• _SUPPLIED MATERIAL_
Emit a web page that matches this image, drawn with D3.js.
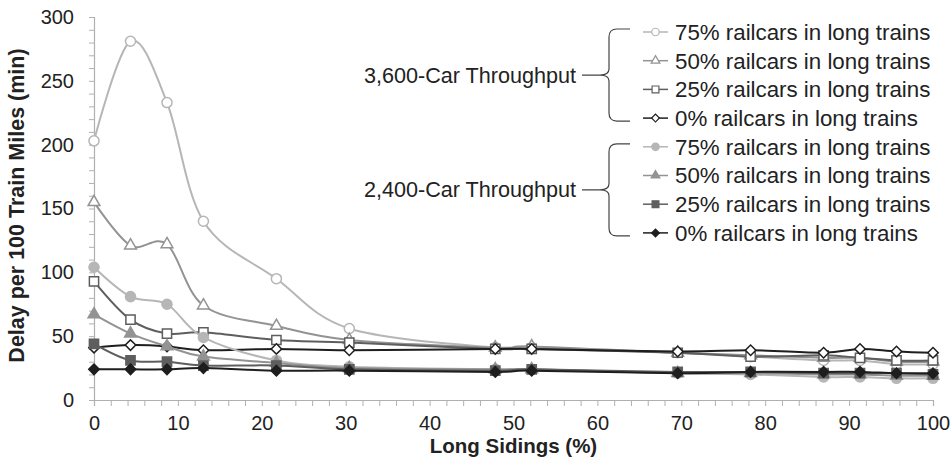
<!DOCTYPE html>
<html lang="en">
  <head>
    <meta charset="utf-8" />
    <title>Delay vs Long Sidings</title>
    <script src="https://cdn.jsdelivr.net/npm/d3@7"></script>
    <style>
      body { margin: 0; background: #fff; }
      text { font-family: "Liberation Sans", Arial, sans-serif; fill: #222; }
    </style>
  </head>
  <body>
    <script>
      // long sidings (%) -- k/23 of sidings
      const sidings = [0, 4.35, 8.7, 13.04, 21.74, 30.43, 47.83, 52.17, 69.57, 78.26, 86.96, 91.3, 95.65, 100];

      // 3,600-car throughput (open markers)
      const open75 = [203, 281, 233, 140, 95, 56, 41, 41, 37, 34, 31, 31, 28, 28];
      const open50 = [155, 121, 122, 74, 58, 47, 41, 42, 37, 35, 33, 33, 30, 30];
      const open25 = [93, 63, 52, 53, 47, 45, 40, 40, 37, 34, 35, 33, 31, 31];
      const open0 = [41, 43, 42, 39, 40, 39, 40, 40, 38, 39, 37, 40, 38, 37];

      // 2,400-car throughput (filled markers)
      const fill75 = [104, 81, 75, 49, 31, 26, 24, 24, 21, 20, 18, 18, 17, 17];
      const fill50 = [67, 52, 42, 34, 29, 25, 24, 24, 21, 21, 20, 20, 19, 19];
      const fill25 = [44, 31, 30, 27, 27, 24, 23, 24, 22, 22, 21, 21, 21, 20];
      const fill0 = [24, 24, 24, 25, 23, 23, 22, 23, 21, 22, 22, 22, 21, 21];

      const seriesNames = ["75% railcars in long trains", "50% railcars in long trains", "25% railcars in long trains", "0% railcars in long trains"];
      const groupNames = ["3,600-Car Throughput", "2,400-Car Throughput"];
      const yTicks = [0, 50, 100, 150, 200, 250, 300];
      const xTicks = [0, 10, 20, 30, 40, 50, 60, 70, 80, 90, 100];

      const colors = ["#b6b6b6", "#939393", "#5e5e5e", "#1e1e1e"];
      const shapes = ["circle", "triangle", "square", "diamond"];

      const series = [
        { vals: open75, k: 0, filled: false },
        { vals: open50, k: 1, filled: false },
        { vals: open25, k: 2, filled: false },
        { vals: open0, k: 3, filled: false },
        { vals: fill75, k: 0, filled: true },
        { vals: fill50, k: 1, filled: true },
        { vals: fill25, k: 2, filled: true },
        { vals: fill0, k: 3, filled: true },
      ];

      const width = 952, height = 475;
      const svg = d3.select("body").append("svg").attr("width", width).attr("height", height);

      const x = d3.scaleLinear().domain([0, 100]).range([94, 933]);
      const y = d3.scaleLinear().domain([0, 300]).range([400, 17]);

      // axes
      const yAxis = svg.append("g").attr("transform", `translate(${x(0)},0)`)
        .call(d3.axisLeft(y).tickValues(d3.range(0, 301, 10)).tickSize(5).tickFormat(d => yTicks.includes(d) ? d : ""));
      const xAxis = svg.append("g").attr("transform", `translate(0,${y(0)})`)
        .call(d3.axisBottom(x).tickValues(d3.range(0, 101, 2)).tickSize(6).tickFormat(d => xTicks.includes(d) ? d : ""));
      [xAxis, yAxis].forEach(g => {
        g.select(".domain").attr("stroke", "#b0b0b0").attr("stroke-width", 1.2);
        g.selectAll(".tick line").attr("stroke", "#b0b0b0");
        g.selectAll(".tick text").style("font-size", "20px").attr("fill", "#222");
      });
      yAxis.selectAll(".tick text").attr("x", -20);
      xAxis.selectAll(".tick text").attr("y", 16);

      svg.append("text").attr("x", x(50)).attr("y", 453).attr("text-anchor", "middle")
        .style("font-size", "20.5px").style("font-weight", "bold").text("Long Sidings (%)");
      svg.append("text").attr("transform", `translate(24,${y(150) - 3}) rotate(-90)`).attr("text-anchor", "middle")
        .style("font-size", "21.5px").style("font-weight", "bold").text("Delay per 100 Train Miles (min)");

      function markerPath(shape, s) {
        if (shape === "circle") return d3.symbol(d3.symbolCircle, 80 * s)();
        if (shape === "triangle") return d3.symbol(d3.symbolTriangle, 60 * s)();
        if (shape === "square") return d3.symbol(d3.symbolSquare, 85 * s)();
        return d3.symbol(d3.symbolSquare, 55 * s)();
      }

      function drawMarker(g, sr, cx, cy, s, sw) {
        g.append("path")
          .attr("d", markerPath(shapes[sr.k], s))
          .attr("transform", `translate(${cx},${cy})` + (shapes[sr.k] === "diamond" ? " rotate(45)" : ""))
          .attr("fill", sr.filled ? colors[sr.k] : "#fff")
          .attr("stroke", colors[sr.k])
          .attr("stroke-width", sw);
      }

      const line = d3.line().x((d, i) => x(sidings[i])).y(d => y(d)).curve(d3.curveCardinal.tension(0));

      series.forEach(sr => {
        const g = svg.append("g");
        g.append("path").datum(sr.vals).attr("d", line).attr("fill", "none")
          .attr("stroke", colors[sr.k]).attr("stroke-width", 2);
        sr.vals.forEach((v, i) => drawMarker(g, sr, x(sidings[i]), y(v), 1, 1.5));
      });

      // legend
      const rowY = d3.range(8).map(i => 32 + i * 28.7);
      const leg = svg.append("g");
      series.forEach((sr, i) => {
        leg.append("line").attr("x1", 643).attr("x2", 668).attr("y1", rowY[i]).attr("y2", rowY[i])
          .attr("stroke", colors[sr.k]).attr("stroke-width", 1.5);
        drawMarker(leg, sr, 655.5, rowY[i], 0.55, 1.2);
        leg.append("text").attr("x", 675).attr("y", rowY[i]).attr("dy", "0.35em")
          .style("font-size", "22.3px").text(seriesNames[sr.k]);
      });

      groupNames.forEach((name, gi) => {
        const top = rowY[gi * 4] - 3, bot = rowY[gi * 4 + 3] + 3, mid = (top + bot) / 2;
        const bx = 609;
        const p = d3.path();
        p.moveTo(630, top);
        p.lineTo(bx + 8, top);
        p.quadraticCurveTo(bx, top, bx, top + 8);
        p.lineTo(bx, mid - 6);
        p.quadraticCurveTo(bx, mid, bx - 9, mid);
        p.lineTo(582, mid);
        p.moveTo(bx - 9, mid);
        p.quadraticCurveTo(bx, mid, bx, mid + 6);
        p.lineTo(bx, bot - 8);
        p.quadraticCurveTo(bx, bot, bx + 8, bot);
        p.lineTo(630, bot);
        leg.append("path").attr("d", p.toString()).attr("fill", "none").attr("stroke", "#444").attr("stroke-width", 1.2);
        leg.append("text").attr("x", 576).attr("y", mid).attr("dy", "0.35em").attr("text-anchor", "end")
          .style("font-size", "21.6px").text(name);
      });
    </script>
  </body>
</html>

• _PROBLEM STATEMENT_
Take the material above from its first line through the line holding "91.3, 95.65, 100];" and set it down exactly, without the pictures.

• _OUTPUT FOR THIS TASK_
Emit a web page that matches this image, drawn with D3.js.
<!DOCTYPE html>
<html lang="en">
  <head>
    <meta charset="utf-8" />
    <title>Delay vs Long Sidings</title>
    <script src="https://cdn.jsdelivr.net/npm/d3@7"></script>
    <style>
      body { margin: 0; background: #fff; }
      text { font-family: "Liberation Sans", Arial, sans-serif; fill: #222; }
    </style>
  </head>
  <body>
    <script>
      // long sidings (%) -- k/23 of sidings
      const sidings = [0, 4.35, 8.7, 13.04, 21.74, 30.43, 47.83, 52.17, 69.57, 78.26, 86.96, 91.3, 95.65, 100];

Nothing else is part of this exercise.